The Sound In Your Head

Tuesday, June 15, 2004

The Shelf

I am unpacking my belongings and arranging them in my new apartment here in California.

Moving is an interesting process; it reveals many things about one's relationship with one's things.

I have two bookshelves in my apartment one is tall the other short. The tall bookshelves have doors on the bottom half; the doors conceal the content of the two bottom shelves.

Tonight I unpacked two boxes of music books and they all fit onto the bottom shelf of the tall bookshelf; when I closed the doors I felt strange. These boxes were the last two boxes of books I chose to unpack. I dreaded unpacking them. These books symbolize my attempts to arm myself with knowledge. I feel as though I've failed them and in turn failed any and every one who's obliged me along my path.

I suppose that in truth I haven't failed; the game isn't over and the fat lady certainly hasn't sung.

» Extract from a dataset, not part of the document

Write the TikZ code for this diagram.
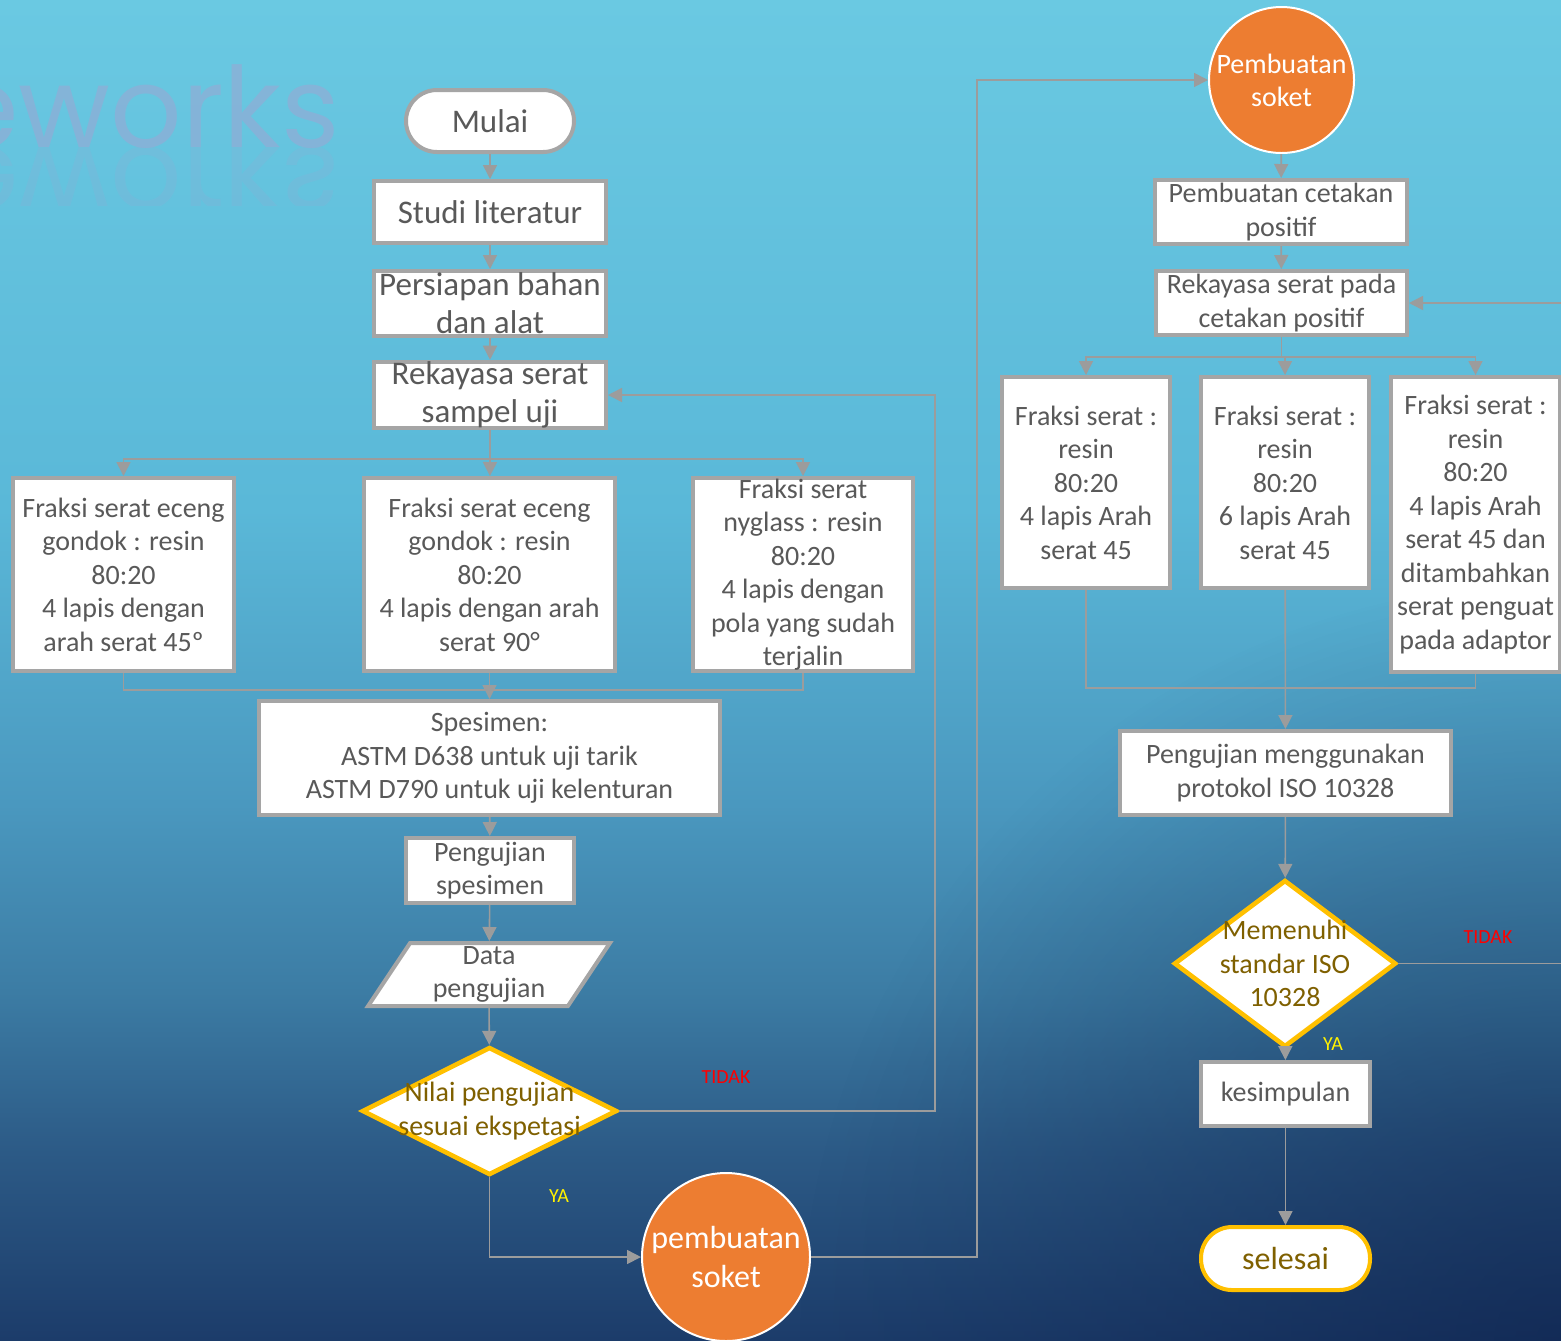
\documentclass[tikz,border=0pt]{standalone}
\usepackage{fontspec}
\setmainfont{Carlito}
\newfontfamily\wmfont{Poppins}
\usetikzlibrary{arrows.meta, shapes.geometric, fadings}

\definecolor{bg0}{HTML}{6AC9E2}
\definecolor{bg1}{HTML}{5AB8D8}
\definecolor{bg2}{HTML}{4A98BF}
\definecolor{bg3}{HTML}{3C7CA4}
\definecolor{bg4}{HTML}{2C5A86}
\definecolor{bg5}{HTML}{1C3C6A}
\definecolor{navy}{HTML}{0C1E48}
\definecolor{boxgray}{HTML}{A5A5A5}
\definecolor{lngray}{HTML}{9C9C9C}
\definecolor{txtgray}{HTML}{595959}
\definecolor{gold}{HTML}{FFC000}
\definecolor{olive}{HTML}{7F6000}
\definecolor{orng}{HTML}{ED7D31}
\definecolor{wmcol}{HTML}{8FAED6}
\pgfdeclareverticalshading{bgfade}{100bp}{color(0bp)=(bg5); color(25bp)=(bg5); color(32bp)=(bg4); color(38bp)=(bg3); color(45bp)=(bg2); color(56bp)=(bg1); color(75bp)=(bg0); color(100bp)=(bg0)}
\tikzfading[name=cornerfade, inner color=transparent!0, outer color=transparent!100]

\begin{document}
\begin{tikzpicture}[x=0.5pt, y=-0.5pt, >={Triangle[length=7pt,width=7pt]},
  proc/.style={draw=boxgray, line width=2pt, fill=white, text=txtgray, align=center, inner sep=0pt, font=\fontsize{14}{16.75}\selectfont},
  big/.style={font=\fontsize{16.5}{19}\selectfont},
  term/.style={proc, big, rounded corners=15.5pt},
  dec/.style={diamond, draw=gold, line width=2.3pt, fill=white, inner sep=0pt},
  dtext/.style={text=olive, align=center, font=\fontsize{14}{16.75}\selectfont},
  soket/.style={ellipse, draw=white, line width=1pt, fill=orng, inner sep=0pt},
  stext/.style={text=white, align=center},
  conn/.style={draw=lngray, line width=0.8pt, ->},
  link/.style={draw=lngray, line width=0.8pt},
  tidak/.style={text=red, font=\fontsize{10}{12}\selectfont},
  ya/.style={text=yellow, font=\fontsize{10}{12}\selectfont}]

\useasboundingbox (0,0) rectangle (1561,1340);
\clip (0,0) rectangle (1561,1340);
\shade[shading=bgfade] (0,0) rectangle (1561,1340);
\fill[navy, opacity=.55, path fading=cornerfade] (1561,1340) circle [radius=380pt];

% watermark
\node[anchor=base east, text=wmcol, opacity=.75, font=\wmfont\fontsize{56}{56}\selectfont] (wm) at (347,147) {eworks};
\begin{scope}
\clip (0,147) rectangle (400,205);
\begin{scope}[shift={(347,147)}, yscale=-1]
\node[transform shape, anchor=base east, text=wmcol, opacity=.25, font=\wmfont\fontsize{56}{56}\selectfont] (wmr) at (0,0) {eworks};
\end{scope}
\end{scope}

% left column
\node[term, minimum width=84pt, minimum height=31pt] (mulai) at (490,121) {Mulai};
\node[proc, big, minimum width=116pt, minimum height=31pt] (studi) at (490,212) {Studi literatur};
\node[proc, big, minimum width=116pt, minimum height=32.5pt] (bahan) at (490,303.5) {Persiapan bahan\\dan alat};
\node[proc, big, minimum width=116pt, minimum height=32pt] (rekayasa) at (490,395) {Rekayasa serat\\sampel uji};
\node[proc, minimum width=110.5pt, minimum height=96.5pt] (fraksiA) at (123.5,574.5) {Fraksi serat eceng\\gondok : resin\\80:20\\4 lapis dengan\\arah serat 45º};
\node[proc, minimum width=125.5pt, minimum height=96.5pt] (fraksiB) at (489.5,574.5) {Fraksi serat eceng\\gondok : resin\\80:20\\4 lapis dengan arah\\serat 90°};
\node[proc, minimum width=110pt, minimum height=96.5pt] (fraksiC) at (803,574.5) {Fraksi serat\\nyglass : resin\\80:20\\4 lapis dengan\\pola yang sudah\\terjalin};
\node[proc, minimum width=230.5pt, minimum height=57pt] (spesimen) at (489.5,758) {Spesimen:\\ASTM D638 untuk uji tarik\\ASTM D790 untuk uji kelenturan};
\node[proc, minimum width=84pt, minimum height=32.5pt] (uji) at (490,870.5) {Pengujian\\spesimen};
\node[proc, trapezium, trapezium left angle=62, trapezium right angle=118, trapezium stretches=true, minimum width=121pt, minimum height=31.5pt] (data) at (489,974.5) {Data\\pengujian};
\node[dec, minimum width=127.5pt, minimum height=64pt, label={[dtext]center:Nilai pengujian\\sesuai ekspetasi}] (nilai) at (489.5,1111) {};
\node[soket, minimum width=84pt, minimum height=84pt, label={[stext, font=\fontsize{16}{19.5}\selectfont]center:pembuatan\\soket}] (soketA) at (726,1257) {};

% right column
\node[soket, minimum width=72.5pt, minimum height=73pt, label={[stext, font=\fontsize{14}{16.5}\selectfont]center:Pembuatan\\soket}] (soketB) at (1281.5,80) {};
\node[proc, minimum width=126pt, minimum height=32pt] (cetakan) at (1281,212) {Pembuatan cetakan\\positif};
\node[proc, minimum width=125.5pt, minimum height=32pt] (rekayasa2) at (1281.5,303) {Rekayasa serat pada\\cetakan positif};
\node[proc, minimum width=84pt, minimum height=105.5pt] (fraksiD) at (1086,482.5) {Fraksi serat :\\resin\\80:20\\4 lapis Arah\\serat 45};
\node[proc, minimum width=84pt, minimum height=105.5pt] (fraksiE) at (1285,482.5) {Fraksi serat :\\resin\\80:20\\6 lapis Arah\\serat 45};
\node[proc, minimum width=84.5pt, minimum height=147.5pt] (fraksiF) at (1475.5,524.5) {Fraksi serat :\\resin\\80:20\\4 lapis Arah\\serat 45 dan\\ditambahkan\\serat penguat\\pada adaptor};
\node[proc, minimum width=165.5pt, minimum height=42pt] (iso) at (1285.5,773) {Pengujian menggunakan\\protokol ISO 10328};
\node[dec, minimum width=111pt, minimum height=83.5pt, label={[dtext]center:Memenuhi\\standar ISO\\10328}] (memenuhi) at (1285,963.5) {};
\node[proc, minimum width=84.5pt, minimum height=32pt] (simpul) at (1285.5,1094) {kesimpulan};
\node[term, draw=gold, text=olive, font=\fontsize{16}{19}\selectfont, minimum width=84.5pt, minimum height=31.5pt] (selesai) at (1285.5,1258.5) {selesai};

% labels
\node[tidak] (tidak1) at (726,1077) {TIDAK};
\node[ya] (ya1) at (559,1196) {YA};
\node[tidak] (tidak2) at (1488,937) {TIDAK};
\node[ya] (ya2) at (1333,1044) {YA};

% connectors left
\draw[conn] (mulai) -- (studi);
\draw[conn] (studi) -- (bahan);
\draw[conn] (bahan) -- (rekayasa);
\coordinate (pisah) at (490,459);
\draw[link] (rekayasa) -- (pisah);
\draw[conn] (pisah) -| (fraksiA);
\draw[conn] (pisah) -- (fraksiB);
\draw[conn] (pisah) -| (fraksiC);
\coordinate (gabung) at (490,690);
\draw[link] (fraksiA) |- (gabung) -| (fraksiC);
\draw[conn] (fraksiB) -- (spesimen);
\draw[conn] (spesimen) -- (uji);
\draw[conn] (uji) -- (data);
\draw[conn] (data) -- (nilai);
\coordinate (balik) at (935,1111);
\draw[conn] (nilai.east) -- (balik) |- (rekayasa.east);
\draw[conn] (nilai.south) |- (soketA);
\coordinate (naik) at (977,1257);
\draw[conn] (soketA.east) -- (naik) |- (soketB);

% connectors right
\draw[conn] (soketB) -- (cetakan);
\draw[conn] (cetakan) -- (rekayasa2);
\coordinate (pisah2) at (1281.5,357);
\draw[link] (rekayasa2) -- (pisah2);
\draw[conn] (pisah2) -| (fraksiD);
\draw[conn] (pisah2) -| (fraksiE);
\draw[conn] (pisah2) -| (fraksiF);
\coordinate (gabung2) at (1285,688);
\draw[link] (fraksiD) |- (gabung2) -| (fraksiF);
\draw[conn] (fraksiE) -- (iso);
\draw[conn] (iso) -- (memenuhi);
\draw[conn] (memenuhi) -- (simpul);
\draw[conn] (simpul) -- (selesai);
\coordinate (balik2) at (1620,963.5);
\draw[conn] (memenuhi.east) -- (balik2) |- (rekayasa2.east);
\end{tikzpicture}
\end{document}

I just STOPPED working because I didn't want to battle anymore.

Maybe as corny as it sounds surrender really is worth something.

I keep listening - the sounds keep coming.

I keep waiting to know what to do next .....

I catch glimpses of what may come - I feel changes in myself. I'm more open to my imagination and at the same time I really notice when I clam up and shut down - my defenses taking hold.

For now, the books are tucked away, behind a set of doors, sitting on a shelf.